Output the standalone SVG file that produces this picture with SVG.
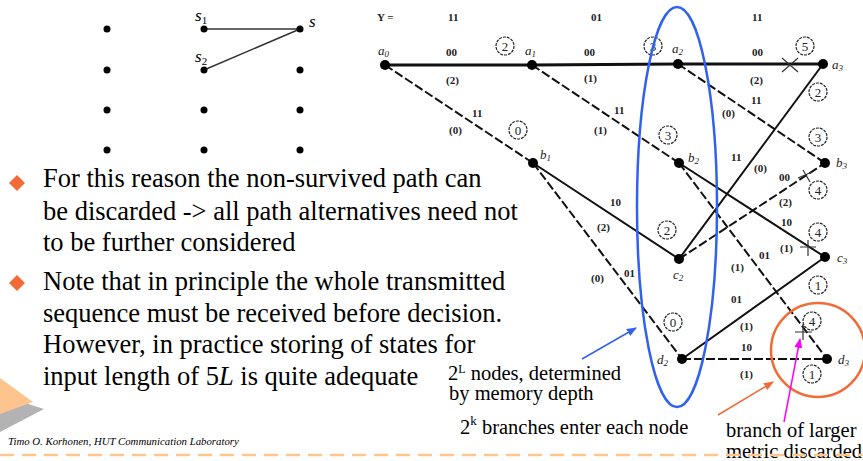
<svg xmlns="http://www.w3.org/2000/svg" width="863" height="461" viewBox="0 0 863 461">
<style>
.body{font-family:"Liberation Serif","Times New Roman",serif;font-size:26.5px;fill:#000}
.note{font-family:"Liberation Serif","Times New Roman",serif;font-size:20.5px;fill:#000}
.lab{font-family:"Liberation Serif","Times New Roman",serif;font-size:11px;font-weight:bold;fill:#222}
.node{font-family:"Liberation Serif","Times New Roman",serif;font-size:13px;font-style:italic;fill:#222}
.cn{font-family:"Liberation Serif","Times New Roman",serif;font-size:13px;fill:#222;text-anchor:middle}
.circ{fill:none;stroke:#222;stroke-width:1.2;stroke-dasharray:3 1}
.solid{stroke:#111;stroke-width:2;fill:none}
.thick{stroke:#111;stroke-width:3.2;fill:none}
.dash{stroke:#111;stroke-width:2;fill:none;stroke-dasharray:9 3}
.dot{fill:#000}
.mark{stroke:#333;stroke-width:1.2;fill:none}
</style>
<defs>
<marker id="ab" markerWidth="10" markerHeight="8" refX="9" refY="4" orient="auto" markerUnits="userSpaceOnUse"><path d="M0,0 L10,4 L0,8 z" fill="#2f62ee"/></marker>
<marker id="ao" markerWidth="10" markerHeight="8" refX="9" refY="4" orient="auto" markerUnits="userSpaceOnUse"><path d="M0,0 L10,4 L0,8 z" fill="#f26a35"/></marker>
<marker id="am" markerWidth="10" markerHeight="8" refX="9" refY="4" orient="auto" markerUnits="userSpaceOnUse"><path d="M0,0 L10,4 L0,8 z" fill="#ff00ff"/></marker>
</defs>
<rect width="863" height="461" fill="#fff"/>

<!-- small left trellis -->
<g id="small-trellis">
<line x1="204" y1="29" x2="300" y2="29" stroke="#333" stroke-width="1.5"/>
<line x1="204" y1="70" x2="300" y2="29" stroke="#333" stroke-width="1.5"/>
<g class="dot">
<circle cx="107" cy="29" r="3.5"/><circle cx="204" cy="29" r="3.5"/><circle cx="300" cy="29" r="3.5"/>
<circle cx="107" cy="70" r="3.5"/><circle cx="204" cy="70" r="3.5"/><circle cx="300" cy="70" r="3.5"/>
<circle cx="107" cy="110" r="3.5"/><circle cx="204" cy="110" r="3.5"/><circle cx="300" cy="110" r="3.5"/>
<circle cx="107" cy="150" r="3.5"/><circle cx="204" cy="150" r="3.5"/><circle cx="300" cy="150" r="3.5"/>
</g>
<text x="195" y="21" font-family="Liberation Serif,serif" font-size="17" font-style="italic">s<tspan font-size="11" font-style="normal" dy="3">1</tspan></text>
<text x="195" y="62" font-family="Liberation Serif,serif" font-size="17" font-style="italic">s<tspan font-size="11" font-style="normal" dy="3">2</tspan></text>
<text x="309" y="27" font-family="Liberation Serif,serif" font-size="17" font-style="italic">s</text>
</g>

<!-- connectors -->
<g id="connectors">
<line class="thick" x1="385" y1="65" x2="532" y2="65"/>
<line class="thick" x1="532" y1="65" x2="678" y2="64"/>
<line class="thick" x1="678" y1="64" x2="823" y2="64"/>
<line class="dash" x1="385" y1="65" x2="533" y2="163"/>
<line class="dash" x1="532" y1="65" x2="679" y2="163"/>
<line class="dash" x1="678" y1="64" x2="825" y2="163"/>
<line class="solid" x1="533" y1="163" x2="679" y2="259"/>
<line class="dash" x1="533" y1="163" x2="682" y2="359"/>
<line class="solid" x1="679" y1="163" x2="825" y2="257"/>
<line class="dash" x1="679" y1="163" x2="827" y2="359"/>
<line class="solid" x1="679" y1="259" x2="823" y2="64"/>
<line class="dash" x1="679" y1="259" x2="825" y2="163"/>
<line class="solid" x1="682" y1="359" x2="825" y2="257"/>
<line class="dash" x1="682" y1="359" x2="827" y2="359" stroke-width="3" stroke-dasharray="22 4"/>
<!-- discard marks -->
<path class="mark" d="M782,58 L798,72 M782,72 L798,58"/>
<path class="mark" d="M803,170 L810,182 M798,178 L812,172"/>
<path class="mark" d="M800,247 L816,247 M808,240 L808,256"/>
<path class="mark" d="M795,332 L812,332 M803,324 L803,340"/>
</g>

<!-- nodes -->
<g id="node-a0"><circle class="dot" cx="385" cy="65" r="5"/><text class="node" x="378" y="55">a<tspan font-size="9" dy="2">0</tspan></text></g>
<g id="node-a1"><circle class="dot" cx="532" cy="65" r="5"/><text class="node" x="525" y="55">a<tspan font-size="9" dy="2">1</tspan></text></g>
<g id="node-a2"><circle class="dot" cx="678" cy="64" r="5"/><text class="node" x="672" y="53">a<tspan font-size="9" dy="2">2</tspan></text></g>
<g id="node-a3"><circle class="dot" cx="823" cy="64" r="5"/><text class="node" x="832" y="69">a<tspan font-size="9" dy="2">3</tspan></text></g>
<g id="node-b1"><circle class="dot" cx="533" cy="163" r="5"/><text class="node" x="540" y="159">b<tspan font-size="9" dy="2">1</tspan></text></g>
<g id="node-b2"><circle class="dot" cx="679" cy="163" r="5"/><text class="node" x="688" y="162">b<tspan font-size="9" dy="2">2</tspan></text></g>
<g id="node-b3"><circle class="dot" cx="825" cy="163" r="5"/><text class="node" x="836" y="167">b<tspan font-size="9" dy="2">3</tspan></text></g>
<g id="node-c2"><circle class="dot" cx="679" cy="259" r="5"/><text class="node" x="673" y="279">c<tspan font-size="9" dy="2">2</tspan></text></g>
<g id="node-c3"><circle class="dot" cx="825" cy="257" r="5"/><text class="node" x="837" y="262">c<tspan font-size="9" dy="2">3</tspan></text></g>
<g id="node-d2"><circle class="dot" cx="682" cy="359" r="5"/><text class="node" x="657" y="364">d<tspan font-size="9" dy="2">2</tspan></text></g>
<g id="node-d3"><circle class="dot" cx="827" cy="359" r="5"/><text class="node" x="838" y="364">d<tspan font-size="9" dy="2">3</tspan></text></g>

<!-- received sequence -->
<g id="y-row" class="lab">
<text x="377" y="21">Y =</text>
<text x="448" y="21">11</text>
<text x="591" y="21">01</text>
<text x="752" y="21">11</text>
</g>

<!-- branch labels -->
<g id="branch-labels" class="lab">
<text x="446" y="56">00</text><text x="446" y="84">(2)</text>
<text x="584" y="56">00</text><text x="584" y="82">(1)</text>
<text x="752" y="56">00</text><text x="750" y="84">(2)</text>
<text x="472" y="117">11</text><text x="449" y="134">(0)</text>
<text x="614" y="114">11</text><text x="594" y="134">(1)</text>
<text x="751" y="104">11</text><text x="722" y="117">(0)</text>
<text x="610" y="206">10</text><text x="597" y="231">(2)</text>
<text x="624" y="277">01</text><text x="591" y="282">(0)</text>
<text x="781" y="226">10</text><text x="780" y="252">(1)</text>
<text x="759" y="259">01</text><text x="731" y="271">(1)</text>
<text x="731" y="161">11</text><text x="754" y="172">(0)</text>
<text x="779" y="181">00</text><text x="779" y="206">(2)</text>
<text x="731" y="303">01</text><text x="740" y="330">(1)</text>
<text x="741" y="351">10</text><text x="740" y="378">(1)</text>
</g>

<!-- path metrics -->
<g id="metrics">
<g><circle class="circ" cx="505" cy="46" r="9"/><text class="cn" x="505" y="51">2</text></g>
<g><circle class="circ" cx="653" cy="46" r="9"/><text class="cn" x="653" y="51">3</text></g>
<g><circle class="circ" cx="805" cy="46" r="9"/><text class="cn" x="805" y="51">5</text></g>
<g><circle class="circ" cx="818" cy="92" r="9"/><text class="cn" x="818" y="97">2</text></g>
<g><circle class="circ" cx="518" cy="130" r="9"/><text class="cn" x="518" y="135">0</text></g>
<g><circle class="circ" cx="668" cy="135" r="9"/><text class="cn" x="668" y="140">3</text></g>
<g><circle class="circ" cx="818" cy="137" r="9"/><text class="cn" x="818" y="142">3</text></g>
<g><circle class="circ" cx="818" cy="190" r="9"/><text class="cn" x="818" y="195">4</text></g>
<g><circle class="circ" cx="667" cy="230" r="9"/><text class="cn" x="667" y="235">2</text></g>
<g><circle class="circ" cx="818" cy="232" r="9"/><text class="cn" x="818" y="237">4</text></g>
<g><circle class="circ" cx="818" cy="285" r="9"/><text class="cn" x="818" y="290">1</text></g>
<g><circle class="circ" cx="673" cy="322" r="9"/><text class="cn" x="673" y="327">0</text></g>
<g><circle class="circ" cx="812" cy="321" r="9"/><text class="cn" x="812" y="326">4</text></g>
<g><circle class="circ" cx="812" cy="374" r="9"/><text class="cn" x="812" y="379">1</text></g>
</g>

<!-- highlights -->
<g id="annotations">
<ellipse cx="677" cy="207" rx="40" ry="200" fill="none" stroke="#2f62ee" stroke-width="2.5"/>
<circle cx="818" cy="350" r="47" fill="none" stroke="#f26a35" stroke-width="2.5"/>
<line x1="582" y1="359" x2="636" y2="328" stroke="#2f62ee" stroke-width="1.5" marker-end="url(#ab)"/>
<line x1="718" y1="415" x2="773" y2="382" stroke="#f26a35" stroke-width="1.5" marker-end="url(#ao)"/>
<line x1="784" y1="422" x2="800" y2="339" stroke="#ff00ff" stroke-width="1.5" marker-end="url(#am)"/>
<text class="note" x="448" y="380" font-size="20">2<tspan font-size="12" dy="-7">L</tspan><tspan dy="7"> nodes, determined</tspan></text>
<text class="note" x="449" y="400" font-size="20">by memory depth</text>
<text class="note" x="460" y="434" font-size="21">2<tspan font-size="13" dy="-9">k</tspan><tspan dy="9"> branches enter each node</tspan></text>
<text class="note" x="726" y="437">branch of larger</text>
<text class="note" x="726" y="458">metric discarded</text>
</g>

<!-- slide text -->
<g id="slide-text">
<path d="M17,175 L25,183 L17,191 L9,183 z" fill="#f26a35"/>
<path d="M17,275 L25,283 L17,291 L9,283 z" fill="#f26a35"/>
<text class="body" x="43" y="187">For this reason the non-survived path can</text>
<text class="body" x="43" y="220">be discarded -&gt; all path alternatives need not</text>
<text class="body" x="43" y="251">to be further considered</text>
<text class="body" x="43" y="290">Note that in principle the whole transmitted</text>
<text class="body" x="43" y="322">sequence must be received before decision.</text>
<text class="body" x="43" y="353">However, in practice storing of states for</text>
<text class="body" x="43" y="385">input length of 5<tspan font-style="italic">L</tspan> is quite adequate</text>
<polygon points="0,395 44,409 0,432" fill="#b3b3b3"/>
<polygon points="0,378 33,402 0,414" fill="#fdc48d"/>
<text x="8" y="445" font-family="Liberation Serif,serif" font-size="10.8" font-style="italic">Timo O. Korhonen, HUT Communication Laboratory</text>
<line x1="0" y1="455" x2="863" y2="455" stroke="#fdc590" stroke-width="2.5" stroke-dasharray="14 8"/>
</g>
</svg>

**Requirement**. List all lines in the material containing the string "this".

**Response to the task**.
Output the standalone SVG file that produces this picture with SVG.
<text class="body" x="43" y="187">For this reason the non-survived path can</text>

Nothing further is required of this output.